Andres Fortino, associate dean for academic development at the George Mason University School of Management, explained how the program works at George Mason: "Our Masters of Science in Technology Management program is based on our M.B.A. program of the basics of business -- economics, marketing, project management, finance, organizational behavior, teamwork -- but it also delves deeply into the issues a CIO confronts, such as determining best practices, using IT for strategic advantage and building business cases for IT solutions."

For their final project, students must pitch a business case in front of a group of executives. "They get grilled, and they learn how to make a case and pitch it effectively," said Fortino. "It's a wonderful process to see the transformation that takes place in them."

George Mason University also sends its students to Europe for an international residency. "They study innovation systems in the EU and its regulatory environment," said Fortino. "They study how governments promote the fusion of technology." This past summer, for example, European business leaders, politicians and academics told students how broadband technology is being incorporated across the continent.

The number of graduates who have received their CIO University certificate has risen from 18 in the class of 2000, to 39 in 2001, 94 in 2002, and 138 in 2003.

Officials in China and Japan contacted the GSA about joining CIO University, but the GSA only issued guidance on how those countries can start programs of their own. After all, any partnership with an outside nation would dilute the effectiveness of CIO University in the United States. "Both government and industry are learning from each other," said Miller. "Prior to CIO University, you had universities marketing to government as best they could, but now we've gone light years ahead in moving these communities together."

George Mason, for instance, had four graduating classes prior to becoming part of CIO University. After joining CIO University, Fortino said, "we began moving toward creating more executives and IT managers, basically those who fill the role of CIO." Fortino said they were pleased with the program because it was created by industry executives from companies that provide services to government, such as Booz Allen and BPG. "The program helps the government get exposure to a whole pool of potential candidates."

Education for All

Unlike CIO University and the 3E Project, the Information School at the University of Washington doesn't restrict its CIO-related education to those with work experience, instead inviting interested students of all ages and backgrounds.

Over the past five years, the school has tripled in size and currently boasts 500 students working toward degrees in either Master of Library and Information Science -- first established 90 years ago -- or the more modern Master of Science in Information Management (MSIM). "The MSIM program is designed specifically for people who aspire to eventually be CIOs," said Michael Eisenberg, dean of the Information School.

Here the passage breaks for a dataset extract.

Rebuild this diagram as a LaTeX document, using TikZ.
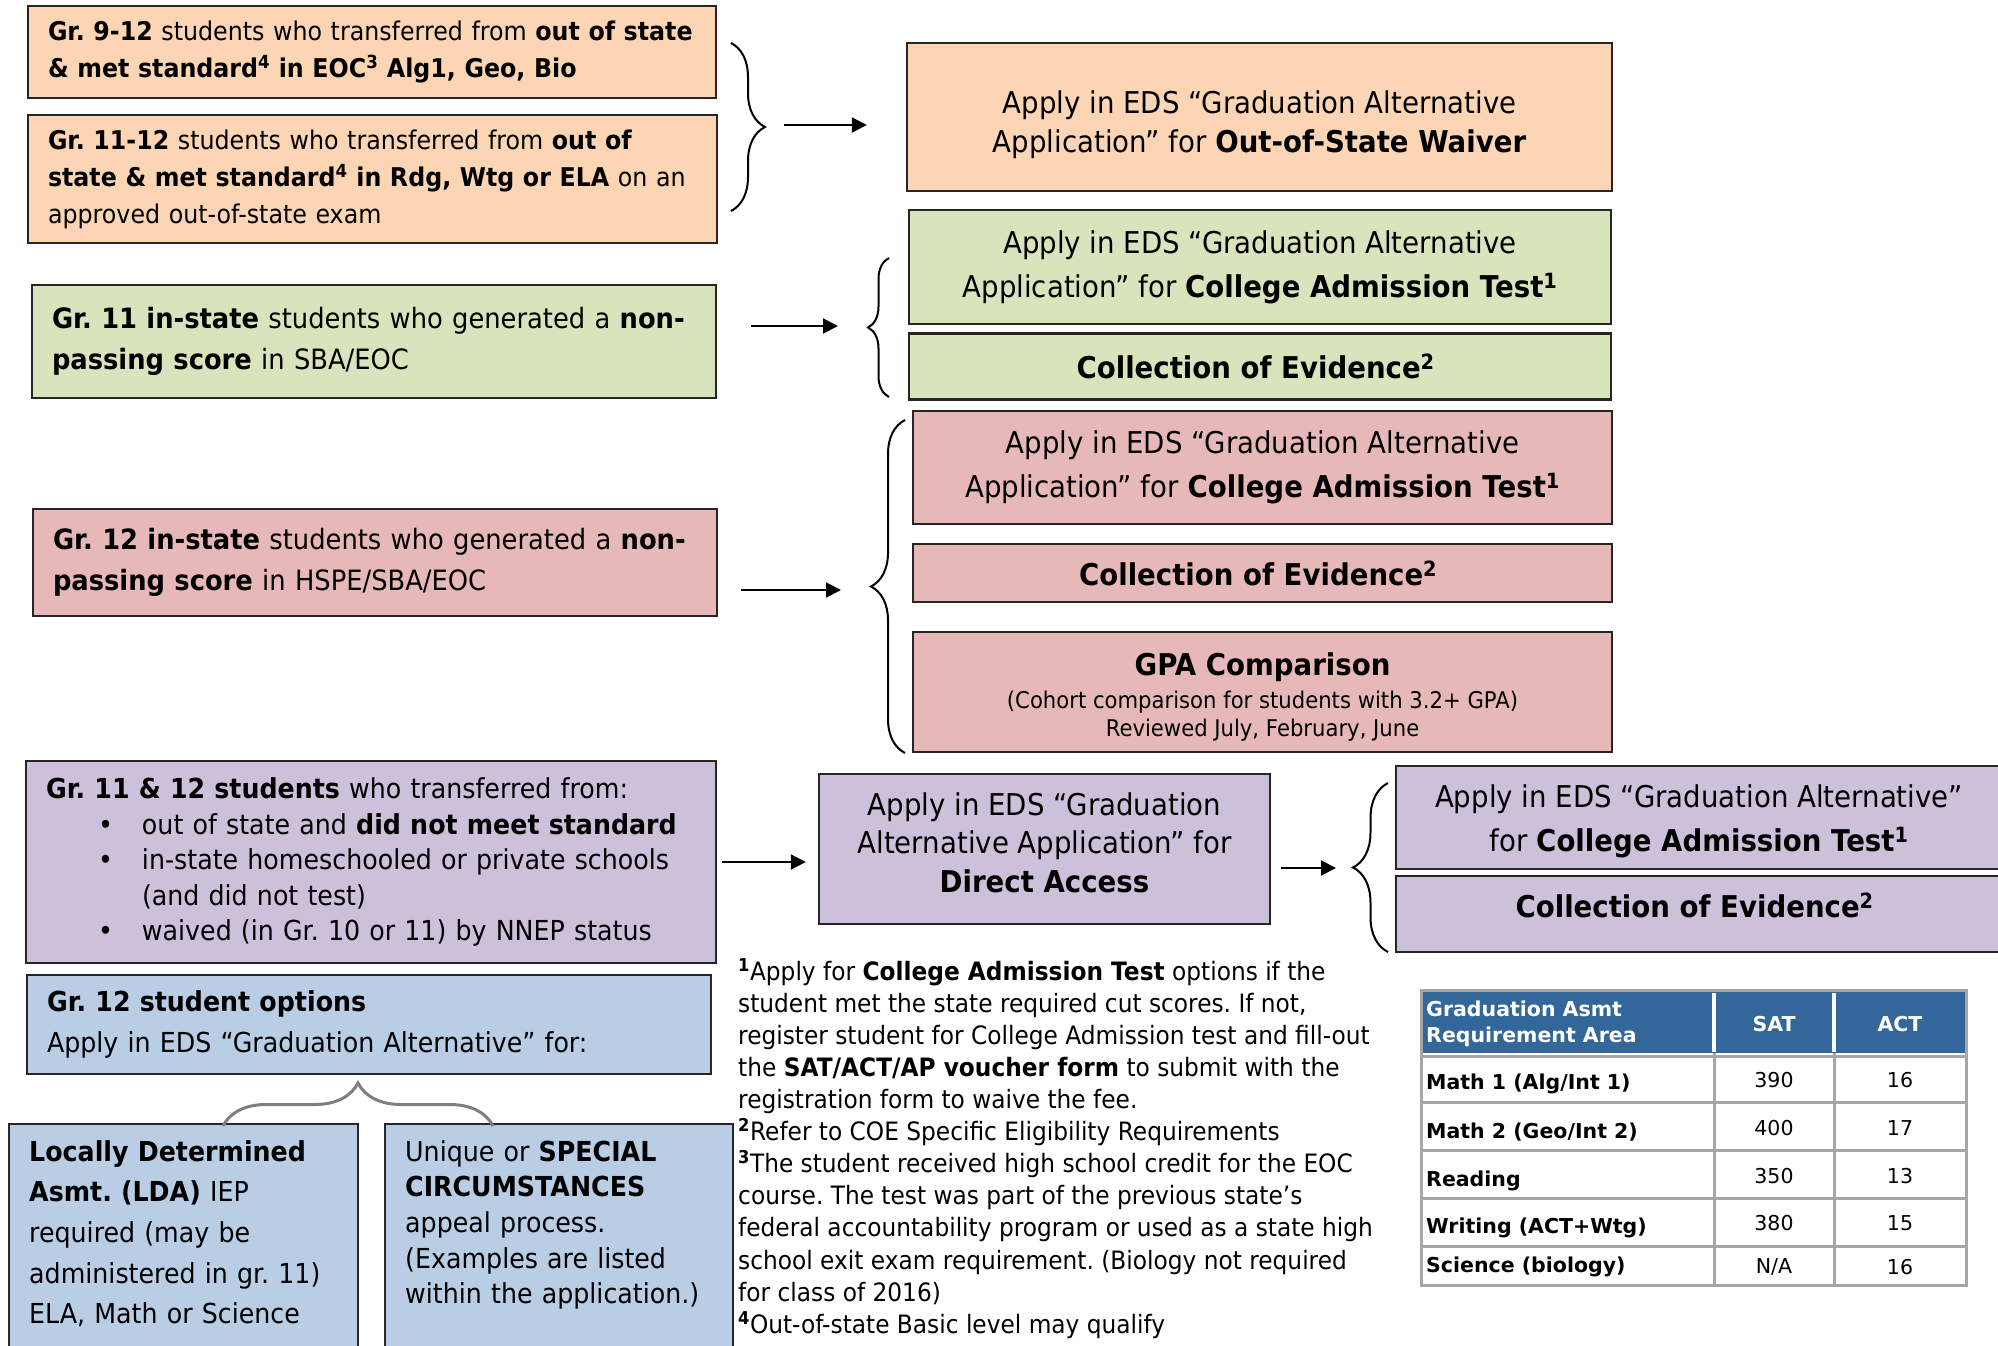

The research program covers everything from policy issues to hardcore tech skills, making it, in Eisenberg's words, "not just a part of computer science or the business school or public affairs, but a separate school that focuses on information as a discipline as well as a professional area. We like to think of ourselves as analogous to the CIO in an organization because the information function is more than merely setting up computers or databases. It's quite sophisticated, almost the lifeblood of the organization."

In addition to talking about possible special education opportunities for current CIOs, Eisenberg has also been negotiating with the University's Daniel J. Evans School of Public Affairs to create a blended degree that would integrate the two fields even more closely. "It's not a competition," he said. "We're trying to work together because there's so much information out there, and it's the information that matters more than the technology."

The Road Ahead

That focus on information over technology will become even more important in the years ahead. "CIOs ought to have a good breadth of technological knowledge, but at heart they ought to be business people who know what business value is and how IT creates it," said Fortino. "They have to be able to articulate that when they do their homework, find a good solution and pitch it to their peers in management."

While holding positions that now depend more on political factors than success or failure, CIOs must also learn to both effectively build on the works of their predecessors and leave behind a structure their successors can add to rather than cast aside. If they don't, their value to administrative leaders will diminish, and they'll lose the status they've recently attained.

"It's utterly apparent to me that voters everywhere are pissed off because the cost of government to them is high," said Beard. "They're voting down revenue measures, have low confidence in government, and don't perceive value in what they get. To recapture that confidence, CIOs have to give people better value for their money and clearly explain what they're doing. It's that simple."